The GOP's New Up-and-Down Vote Strategy
During the height of the battle over judicial nominees in 2005, the Republican Party debuted its short-lived "up or down vote" talking point. Of course, after being reduced to minority status in the 2006 midterms, the GOP was quick to abandon that gambit, instead easily shattering the record for filibusters in the Senate. But in the aftermath of the passage of President Obama's $787 billion stimulus package, Republicans hoping to have it both ways have introduced the sound bite's successor, the "Up and Down vote."
As it turns out, the Republicans' new deceit itself has two flavors. While Congressional Republicans are using one variant to claim credit for legislation they opposed, some GOP governors are trying to selectively oppose elements of the recovery package they support overall.
The Reverse Up and Down Vote. For obstructionist Capitol Hill Republicans fearful of President Obama's overwhelming popularity with the American public, this fraud represents the cynical perfection of John Kerry's "for it before I was against it" disaster. Despite the inconvenient fact that no Republicans in the House and just three in the Senate voted for the economic recovery package (three RNC chairman Michael Steele is targetng for retribution), a growing legion of GOP Senators and Representatives is nevertheless taking credit for bringing home the bacon.
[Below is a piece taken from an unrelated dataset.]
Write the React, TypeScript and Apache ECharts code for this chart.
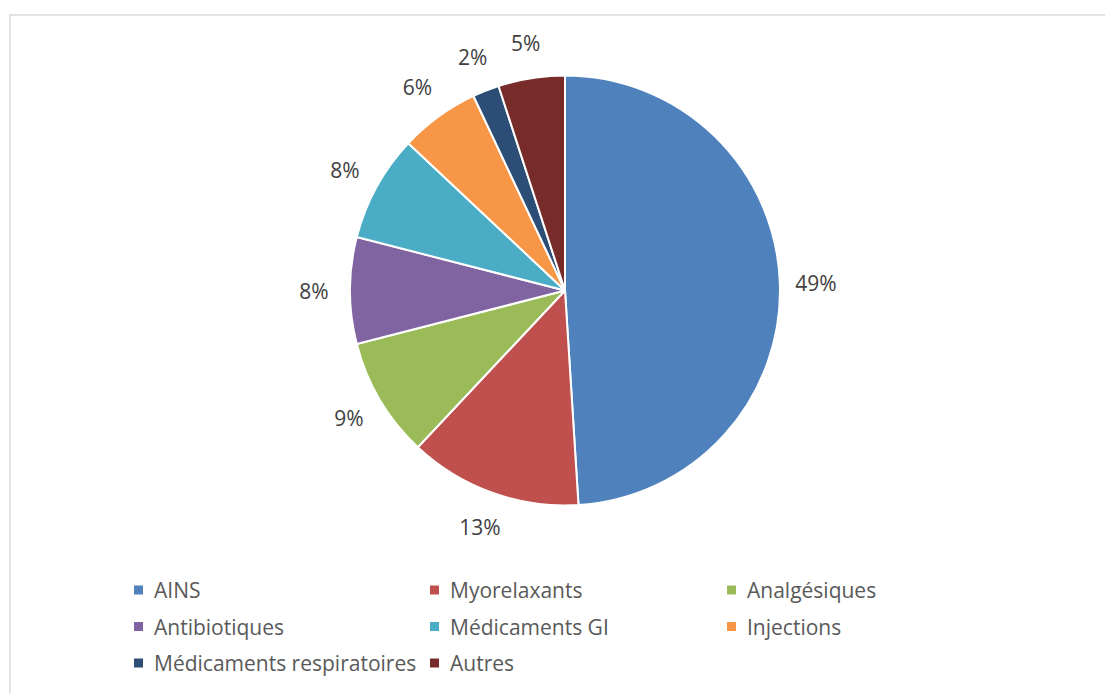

As ThinkProgress, ABC, McClatchy and others documented, the list of born-again Obama backers among the Congressional GOP is long and growing. Don Young (AK), John Mica (FL), Blaine Luetkemeyer (MO) and Leonard Lance (NJ) are just some of the ex-post facto converts. Michigan's Pete Hoekstra twittered, "If you know of someone thinking of buying first home, now may be the time...Stimulus incentive is very generous! Up to 8k! Check it out." For his part, Missouri Senator Kit Bond issued a press release touting an amendment which will "save more than 700 housing units and create 3,000 new jobs in Missouri." With no sense of irony, Bond offered a pure statement of his reverse up and down vote:
"This is the type of emergency stimulus spending we should be supporting - programs that will create jobs now and help families."
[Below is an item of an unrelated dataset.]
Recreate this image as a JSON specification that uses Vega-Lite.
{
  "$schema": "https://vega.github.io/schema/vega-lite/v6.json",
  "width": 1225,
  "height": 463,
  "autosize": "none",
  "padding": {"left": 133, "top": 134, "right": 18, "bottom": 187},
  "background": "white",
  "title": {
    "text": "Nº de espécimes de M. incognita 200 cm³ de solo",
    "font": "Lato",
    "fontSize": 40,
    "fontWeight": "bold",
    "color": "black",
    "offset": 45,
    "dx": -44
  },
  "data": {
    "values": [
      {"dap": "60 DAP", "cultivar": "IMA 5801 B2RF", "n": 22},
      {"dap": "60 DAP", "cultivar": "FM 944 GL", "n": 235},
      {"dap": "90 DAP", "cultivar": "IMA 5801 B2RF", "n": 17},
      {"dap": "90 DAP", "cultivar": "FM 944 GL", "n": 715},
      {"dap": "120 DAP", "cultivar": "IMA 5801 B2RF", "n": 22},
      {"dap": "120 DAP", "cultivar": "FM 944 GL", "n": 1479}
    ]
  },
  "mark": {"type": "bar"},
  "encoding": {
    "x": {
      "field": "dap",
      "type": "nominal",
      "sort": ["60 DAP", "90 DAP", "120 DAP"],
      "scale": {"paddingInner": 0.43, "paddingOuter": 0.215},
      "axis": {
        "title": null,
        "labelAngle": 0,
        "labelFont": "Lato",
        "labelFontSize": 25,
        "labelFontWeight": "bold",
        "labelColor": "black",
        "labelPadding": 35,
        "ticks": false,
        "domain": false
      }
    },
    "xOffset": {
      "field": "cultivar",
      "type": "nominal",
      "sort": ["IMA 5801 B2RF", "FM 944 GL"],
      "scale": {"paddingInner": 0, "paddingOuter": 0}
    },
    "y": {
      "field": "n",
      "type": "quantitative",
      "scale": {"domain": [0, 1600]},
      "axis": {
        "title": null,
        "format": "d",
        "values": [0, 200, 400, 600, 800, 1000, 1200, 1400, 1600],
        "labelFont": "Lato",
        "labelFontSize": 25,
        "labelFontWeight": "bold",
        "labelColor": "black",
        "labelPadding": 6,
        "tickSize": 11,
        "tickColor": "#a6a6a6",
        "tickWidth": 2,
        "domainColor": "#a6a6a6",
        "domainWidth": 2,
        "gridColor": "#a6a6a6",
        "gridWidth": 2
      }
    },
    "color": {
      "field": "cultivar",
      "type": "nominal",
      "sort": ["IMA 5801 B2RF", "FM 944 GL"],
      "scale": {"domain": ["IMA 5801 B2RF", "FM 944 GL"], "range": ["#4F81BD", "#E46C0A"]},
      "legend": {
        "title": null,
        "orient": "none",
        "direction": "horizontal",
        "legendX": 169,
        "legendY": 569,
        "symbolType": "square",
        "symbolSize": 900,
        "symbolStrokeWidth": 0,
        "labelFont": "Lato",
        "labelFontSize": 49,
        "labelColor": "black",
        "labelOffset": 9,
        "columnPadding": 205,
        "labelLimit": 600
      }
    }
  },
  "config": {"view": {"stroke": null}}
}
Up and Down Vote a la Carte. If spineless Republicans in Washington want credit for a stimulus package they rejected, GOP governors with presidential ambitions want to be seen opposing piecemeal fractions of the federal money their states badly need.
Louisiana's Bobby Jindal, who will give the Republican response to President Obama's address to Congress Tuesday, has been at the forefront. Recycling washed up 1990's GOP talking points about "unfunded mandates," Jindal has said he'll turn down $98 million for extended unemployment benefits out of the total $3.9 billion his state will receive.
Not to be outdone, Mississippi's Haley Barbour and South Carolina's Mark Sanford have similarly tried to please the Republican base. But as White House hopeful Sanford made clear, he'll take the money (or at least, most of it) and run. As TPM noted last week:
But Sanford now says his opposition "doesn't preclude taking the money," and he'll be looking over the plan to decide which parts of it will help his state.
Not all Republican governors are playing the game, however. Florida's Charlie Crist, California's Arnold Schwarzennegger and Utah's John Huntsman supported the Obama plan and will take the cash. Republicans who do otherwise, Huntsman suggested, are engaging in "gratuitous political griping."
For their part, Democratic leaders in Congress have had about enough of the GOP governors' posturing. House Majority Whip James Clyburn (D-SC) protested, "It seems to me like Governor Jindal is bluffing," adding, "The incentives in the economic recovery package to help states cover more unemployed workers will not cause states to increase taxes." New York Democratic Senator Chuck Schumer wrote to Obama's OMB director Peter Orzag, requesting the administration make clear that the governors can't choose from an a la carte stimulus menu, and instead must take it or leave it.
At his Fiscal Responsibility Summit on Monday, President Obama called out the GOP's grandstanding, claiming it was "sounding more like politics" and noting "there's going to be ample time for campaigns down the road." Sadly, that request will fall on deaf ears in a Republican Party determined to execute its latest, completely unprincipled strategy, the up and down vote.